Here’s what to know about the hearing.
The Supreme Court is expected to hear arguments on Wednesday over whether the Trump administration acted lawfully in banning bump stocks, attachments that enable a semiautomatic rifle to fire faster, rivaling the speed of a machine gun.
The ban, enacted after a gunman in Las Vegas opened fire on a country music festival in 2017, prohibits the sale and possession of the accessory.
The case does not turn on the Second Amendment. Instead it is one of a number of challenges aimed at limiting the power of administrative agencies — in this instance, the Bureau of Alcohol, Tobacco, Firearms and Explosives.
A ruling against the agency could affect its ability to regulate firearms and accessories.

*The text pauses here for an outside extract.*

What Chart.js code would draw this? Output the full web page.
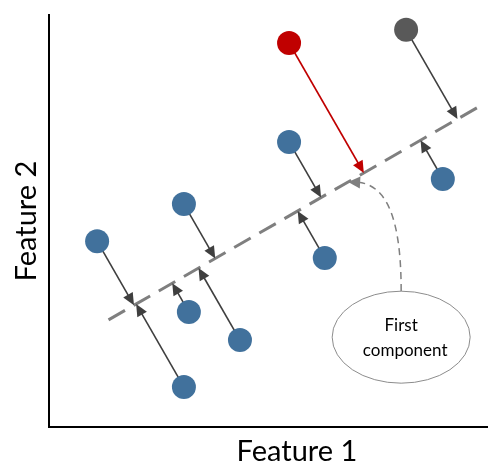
<!DOCTYPE html>
<html>
<head>
<meta charset="utf-8">
<script src="https://cdn.jsdelivr.net/npm/chart.js@4.4.1/dist/chart.umd.min.js"></script>
<style>
  html, body { margin: 0; padding: 0; overflow: hidden; background: #fff; }
  /* el eje x sigue mas alla del borde derecho, como en la figura original */
  #wrap { width: 546px; height: 461px; }
</style>
</head>
<body>
<div id="wrap"><canvas id="pcaChart"></canvas></div>
<script>
// datos de la figura (unidades arbitrarias 0..10)
const blueX = [0.97, 2.72, 4.84, 7.94, 5.56, 2.82, 3.85, 2.72]
const blueY = [4.51, 5.41, 6.92, 6.02, 4.10, 2.79, 2.11, 0.97]
const redX = [4.84]
const redY = [9.32]
const grayX = [7.20]
const grayY = [9.64]
// primera componente (recta discontinua)
const compX = [1.20, 8.66]
const compY = [2.60, 7.77]
// etiqueta "First component": centro de la elipse y punto al que apunta
const labelAt = [7.10, 2.18]
const labelTarget = [6.03, 5.95]
const labelLines = ['First', 'component']
const axisTitles = ['Feature 1', 'Feature 2']

const toPts = (xs, ys) => xs.map((x, i) => ({ x, y: ys[i] }))

// proyeccion ortogonal (en pixeles) de p sobre la recta a-b
const project = (p, a, b) => {
    const dx = b.x - a.x, dy = b.y - a.y
    const t = ((p.x - a.x) * dx + (p.y - a.y) * dy) / (dx * dx + dy * dy)
    return { x: a.x + t * dx, y: a.y + t * dy }
}

const arrowHead = (ctx, from, tip, len, half, color) => {
    const ang = Math.atan2(tip.y - from.y, tip.x - from.x)
    ctx.save()
    ctx.fillStyle = color
    ctx.translate(tip.x, tip.y)
    ctx.rotate(ang)
    ctx.beginPath()
    ctx.moveTo(0, 0)
    ctx.lineTo(-len, -half)
    ctx.lineTo(-len, half)
    ctx.closePath()
    ctx.fill()
    ctx.restore()
}

const drawArrow = (ctx, from, tip, color) => {
    const len = 12, half = 5.5
    const d = Math.hypot(tip.x - from.x, tip.y - from.y)
    const ux = (tip.x - from.x) / d, uy = (tip.y - from.y) / d
    ctx.save()
    ctx.strokeStyle = color
    ctx.lineWidth = 1.6
    ctx.beginPath()
    ctx.moveTo(from.x, from.y)
    ctx.lineTo(tip.x - ux * (len - 2), tip.y - uy * (len - 2))
    ctx.stroke()
    ctx.restore()
    arrowHead(ctx, from, tip, len, half, color)
}

// flechas de proyeccion: se pintan justo despues de la recta y antes de los puntos
const projectionArrows = {
    id: 'projectionArrows',
    afterDatasetDraw(chart, args) {
        if (args.index !== 3) return
        const line = chart.getDatasetMeta(3).data
        const a = { x: line[0].x, y: line[0].y }, b = { x: line[1].x, y: line[1].y }
        const ctx = chart.ctx
        const colors = ['#3f3f3f', '#c00000', '#3f3f3f']
        for (let i = 0; i < 3; i++) {
            chart.getDatasetMeta(i).data.forEach(pt => {
                const p = { x: pt.x, y: pt.y }
                drawArrow(ctx, p, project(p, a, b), colors[i])
            })
        }
    }
}

// elipse con el texto y la flecha curva discontinua
const componentLabel = {
    id: 'componentLabel',
    afterDatasetsDraw(chart) {
        const { ctx, scales: { x, y } } = chart
        const line = chart.getDatasetMeta(3).data
        const a = { x: line[0].x, y: line[0].y }, b = { x: line[1].x, y: line[1].y }
        const cx = x.getPixelForValue(labelAt[0]), cy = y.getPixelForValue(labelAt[1])
        const rx = 69, ry = 46
        const s = { x: cx, y: cy - ry }
        const e = project({ x: x.getPixelForValue(labelTarget[0]), y: y.getPixelForValue(labelTarget[1]) }, a, b)
        const c1 = { x: s.x, y: s.y - 0.7 * (s.y - e.y) }
        const c2 = { x: s.x - 0.3 * (s.x - e.x), y: e.y + 2 }

        ctx.save()
        ctx.strokeStyle = '#7f7f7f'
        ctx.lineWidth = 1.5
        ctx.setLineDash([7, 5])
        ctx.beginPath()
        ctx.moveTo(s.x, s.y)
        ctx.bezierCurveTo(c1.x, c1.y, c2.x, c2.y, e.x + 8, e.y)
        ctx.stroke()
        ctx.setLineDash([])
        arrowHead(ctx, c2, e, 12, 6, '#7f7f7f')

        ctx.beginPath()
        ctx.ellipse(cx, cy, rx, ry, 0, 0, Math.PI * 2)
        ctx.fillStyle = '#fff'
        ctx.fill()
        ctx.lineWidth = 1
        ctx.strokeStyle = '#8c8c8c'
        ctx.stroke()

        ctx.fillStyle = '#000'
        ctx.font = '17px Lato'
        ctx.textAlign = 'center'
        ctx.textBaseline = 'middle'
        ctx.fillText(labelLines[0], cx, cy - 12)
        ctx.fillText(labelLines[1], cx + 4, cy + 13)
        ctx.restore()
    }
}

const renderPcaChart = () => {
    const data = {
        datasets: [
            { data: toPts(blueX, blueY), backgroundColor: '#41719c', pointRadius: 12, pointBorderWidth: 0, showLine: false },
            { data: toPts(redX, redY), backgroundColor: '#c00000', pointRadius: 12, pointBorderWidth: 0, showLine: false },
            { data: toPts(grayX, grayY), backgroundColor: '#595959', pointRadius: 12, pointBorderWidth: 0, showLine: false },
            {
                data: toPts(compX, compY), showLine: true, pointRadius: 0,
                borderColor: '#7f7f7f', borderWidth: 3, borderDash: [19, 10], fill: false
            }
        ]
    }
    const axis = (title, lh, pad) => ({
        type: 'linear', min: 0, max: 10,
        grid: { display: false, drawTicks: false },
        ticks: { display: false },
        border: { color: '#000', width: 2 },
        title: {
            display: true, text: title, color: '#000',
            font: { family: 'Lato', size: 29, lineHeight: lh },
            padding: pad
        }
    })
    const options = {
        responsive: true,
        maintainAspectRatio: false,
        animation: false,
        events: [],
        layout: { autoPadding: false, padding: { top: 15, right: 1, left: 0, bottom: 0 } },
        plugins: { legend: { display: false }, tooltip: { enabled: false } },
        scales: {
            x: axis(axisTitles[0], 0.6, { top: 16.3, bottom: 0.3 }),
            y: axis(axisTitles[1], 0.8, { top: 15.4, bottom: 10.4 })
        }
    }
    new Chart('pcaChart', { type: 'scatter', data, options, plugins: [projectionArrows, componentLabel] })
}

renderPcaChart()
</script>
</body>
</html>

Here is what else to know:
-
The bump stock is not a gun — it’s a gun part or accessory. But if the court deems it can be used to make a gun into a “machine gun,” then it can be banned as part of a category heavily regulated by the A.T.F. Machine guns have been banned since the 1930s, and since the 1960s, the federal government extended that prohibition to parts that transform weapons into machine guns. Until 2018, bump stocks were legal to buy and own, based on the argument that they increased the speed of a gun by sliding it back and forth to rapidly pull the trigger, not by a single squeeze required for a machine gun.
-
The situation changed after the deadliest mass shooting in modern American history. In October 2017, a gunman, perched in a Las Vegas hotel room, sprayed more than 1,000 rounds over about 11 minutes, killing 60 and wounding hundreds. In his arsenal were guns outfitted with bump stocks.
-
After the shooting, lawmakers, including several leading Republicans, voiced support for banning the device. Even the National Rifle Association endorsed tighter restrictions. Political pressure escalated after the school shooting in Parkland, Fla., prompting President Donald J. Trump to promise to ban bump stocks. (The Parkland gunman did not use a bump stock.)
-
Initially, Justice Department officials had said the executive branch could not ban bump stocks without action by Congress. But it ultimately reversed course and decided that it could ban the devices without action by Congress, saying that bump stocks fell within the definition of a machine gun.
-
The government asked the Supreme Court to intervene after the U.S. Court of Appeals for the Fifth Circuit declared the ban unlawful.
-
In its briefs, the government argued that bump stocks fit within that definition and should remain banned. “Like other machine guns, rifles modified with bump stocks are capable of firing hundreds of bullets per minute,” wrote Solicitor General Elizabeth B. Prelogar. If the Fifth Circuit’s decision were to stand, she wrote, “its consequences are likely to reverberate nationwide.”
-
Lawyers for the man challenging the bump stock ban, a Texas gun shop owner named Michael Cargill, disagreed with the government’s analysis and argued the federal agency had overstepped. “A weapon is not a machine gun if something more is required of the shooter than a single function of the trigger to produce more than one shot,” according to a brief by the challengers.